Written instruction
Retype, please, the listing from its opening line through the line that contains "ax = fig.add_axes([45", both included, without the pictures.

Records excerpted from a collection
__________________________________________________
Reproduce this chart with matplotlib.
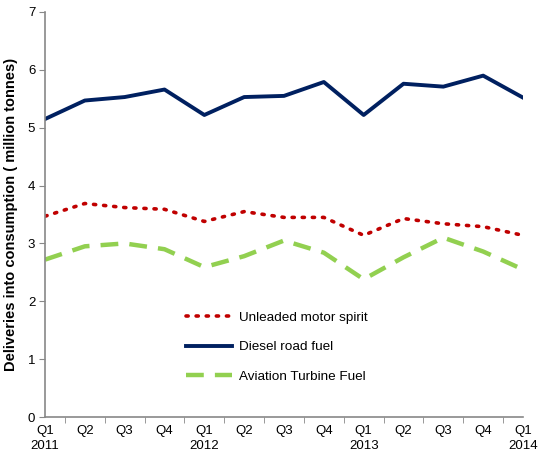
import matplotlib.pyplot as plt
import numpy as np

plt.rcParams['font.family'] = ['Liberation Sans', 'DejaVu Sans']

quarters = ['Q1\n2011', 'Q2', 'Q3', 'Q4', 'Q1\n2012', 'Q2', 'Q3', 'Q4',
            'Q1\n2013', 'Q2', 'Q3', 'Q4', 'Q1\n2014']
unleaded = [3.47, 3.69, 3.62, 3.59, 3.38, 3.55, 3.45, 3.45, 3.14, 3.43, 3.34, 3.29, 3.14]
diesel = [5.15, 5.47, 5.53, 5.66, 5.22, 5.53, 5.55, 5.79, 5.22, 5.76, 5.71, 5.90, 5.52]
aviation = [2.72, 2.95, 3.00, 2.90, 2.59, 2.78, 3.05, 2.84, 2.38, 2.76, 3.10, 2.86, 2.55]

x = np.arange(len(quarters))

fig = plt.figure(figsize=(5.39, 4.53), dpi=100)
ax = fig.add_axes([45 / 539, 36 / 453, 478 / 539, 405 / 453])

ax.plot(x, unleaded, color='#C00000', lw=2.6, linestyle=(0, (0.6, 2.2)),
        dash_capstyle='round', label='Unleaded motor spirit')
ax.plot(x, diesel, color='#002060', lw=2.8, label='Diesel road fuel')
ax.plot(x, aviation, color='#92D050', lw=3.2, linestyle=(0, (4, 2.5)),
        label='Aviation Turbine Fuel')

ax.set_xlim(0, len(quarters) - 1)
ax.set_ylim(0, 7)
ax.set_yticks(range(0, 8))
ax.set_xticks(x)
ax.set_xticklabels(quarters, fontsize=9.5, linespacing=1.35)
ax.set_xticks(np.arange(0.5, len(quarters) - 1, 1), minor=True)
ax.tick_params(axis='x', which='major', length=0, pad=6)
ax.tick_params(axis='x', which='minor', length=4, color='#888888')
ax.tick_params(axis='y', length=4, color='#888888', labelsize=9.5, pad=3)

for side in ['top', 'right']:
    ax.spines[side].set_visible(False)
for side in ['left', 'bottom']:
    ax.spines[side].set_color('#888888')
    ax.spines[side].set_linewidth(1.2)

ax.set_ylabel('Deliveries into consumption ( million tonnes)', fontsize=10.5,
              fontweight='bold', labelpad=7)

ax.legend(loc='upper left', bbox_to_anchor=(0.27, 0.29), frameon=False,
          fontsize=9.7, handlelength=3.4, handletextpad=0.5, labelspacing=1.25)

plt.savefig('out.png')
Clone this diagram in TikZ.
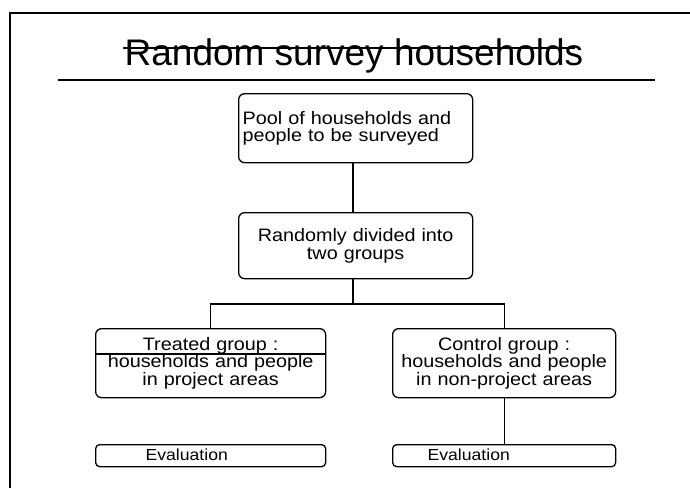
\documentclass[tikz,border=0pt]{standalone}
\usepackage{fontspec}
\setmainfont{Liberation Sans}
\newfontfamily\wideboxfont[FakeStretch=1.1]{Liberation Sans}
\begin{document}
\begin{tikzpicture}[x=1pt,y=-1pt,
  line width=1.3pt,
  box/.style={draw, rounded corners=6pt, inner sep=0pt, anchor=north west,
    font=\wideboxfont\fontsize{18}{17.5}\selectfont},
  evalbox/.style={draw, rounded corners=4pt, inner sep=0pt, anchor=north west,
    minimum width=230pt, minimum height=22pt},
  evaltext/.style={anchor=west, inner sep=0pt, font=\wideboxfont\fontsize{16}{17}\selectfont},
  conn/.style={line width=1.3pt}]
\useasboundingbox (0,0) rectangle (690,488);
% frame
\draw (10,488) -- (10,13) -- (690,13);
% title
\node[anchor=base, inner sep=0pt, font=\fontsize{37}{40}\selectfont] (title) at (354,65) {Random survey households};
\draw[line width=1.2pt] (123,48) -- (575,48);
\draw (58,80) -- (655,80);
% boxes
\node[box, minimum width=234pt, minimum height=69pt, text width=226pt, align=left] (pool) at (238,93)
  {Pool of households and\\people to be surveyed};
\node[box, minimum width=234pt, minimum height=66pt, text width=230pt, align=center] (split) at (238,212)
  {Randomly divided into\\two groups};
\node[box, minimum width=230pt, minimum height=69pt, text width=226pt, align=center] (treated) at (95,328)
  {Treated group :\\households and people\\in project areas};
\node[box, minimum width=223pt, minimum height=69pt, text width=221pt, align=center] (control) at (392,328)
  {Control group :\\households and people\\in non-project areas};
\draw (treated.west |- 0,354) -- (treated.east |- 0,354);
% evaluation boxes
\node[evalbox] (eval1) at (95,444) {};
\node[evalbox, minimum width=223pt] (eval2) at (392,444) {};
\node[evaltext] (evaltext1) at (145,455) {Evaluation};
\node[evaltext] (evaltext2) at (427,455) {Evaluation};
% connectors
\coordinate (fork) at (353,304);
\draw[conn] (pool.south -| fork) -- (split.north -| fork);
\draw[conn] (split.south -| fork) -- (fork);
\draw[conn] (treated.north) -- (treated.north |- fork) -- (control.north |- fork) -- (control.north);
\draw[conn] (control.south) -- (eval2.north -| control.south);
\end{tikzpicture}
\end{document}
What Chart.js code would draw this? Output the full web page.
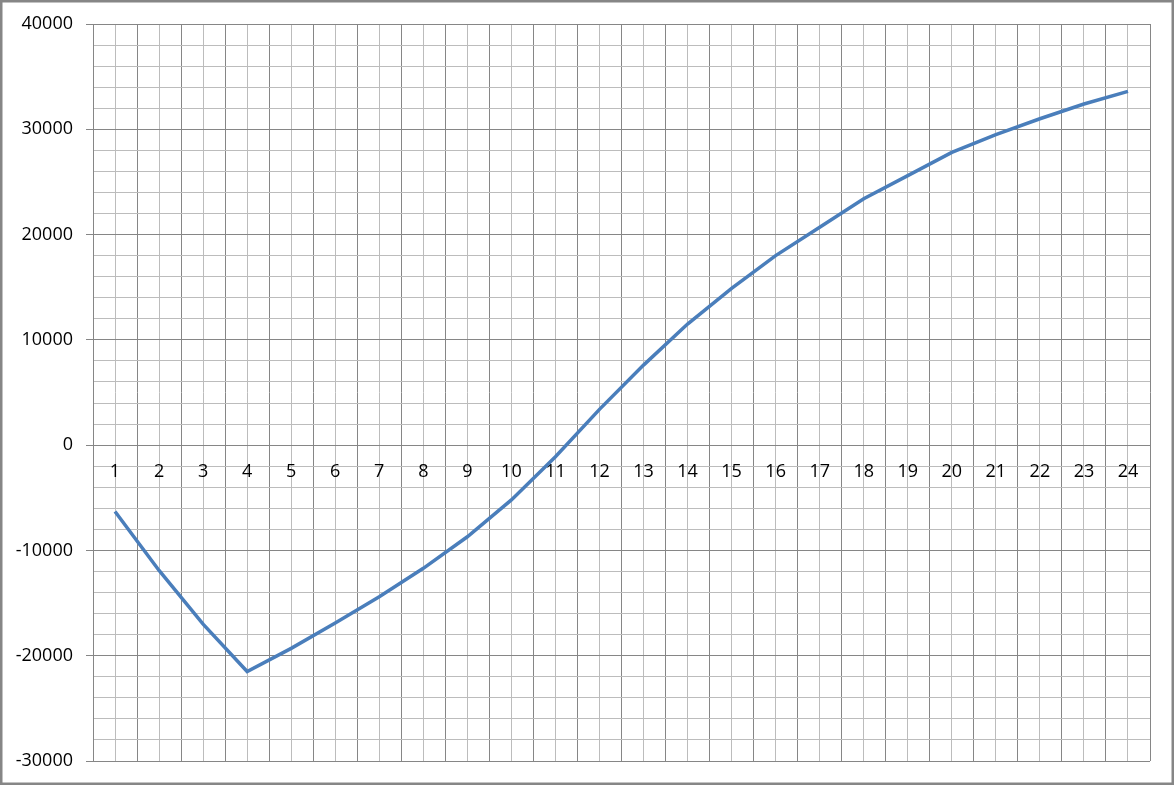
__________________________________________________
Solved problem
Reproduce this chart with matplotlib.
import matplotlib.pyplot as plt
import numpy as np

plt.rcParams['font.family'] = ['Liberation Sans', 'DejaVu Sans']

quarters = ['Q1\n2011', 'Q2', 'Q3', 'Q4', 'Q1\n2012', 'Q2', 'Q3', 'Q4',
            'Q1\n2013', 'Q2', 'Q3', 'Q4', 'Q1\n2014']
unleaded = [3.47, 3.69, 3.62, 3.59, 3.38, 3.55, 3.45, 3.45, 3.14, 3.43, 3.34, 3.29, 3.14]
diesel = [5.15, 5.47, 5.53, 5.66, 5.22, 5.53, 5.55, 5.79, 5.22, 5.76, 5.71, 5.90, 5.52]
aviation = [2.72, 2.95, 3.00, 2.90, 2.59, 2.78, 3.05, 2.84, 2.38, 2.76, 3.10, 2.86, 2.55]

x = np.arange(len(quarters))

fig = plt.figure(figsize=(5.39, 4.53), dpi=100)
ax = fig.add_axes([45 / 539, 36 / 453, 478 / 539, 405 / 453])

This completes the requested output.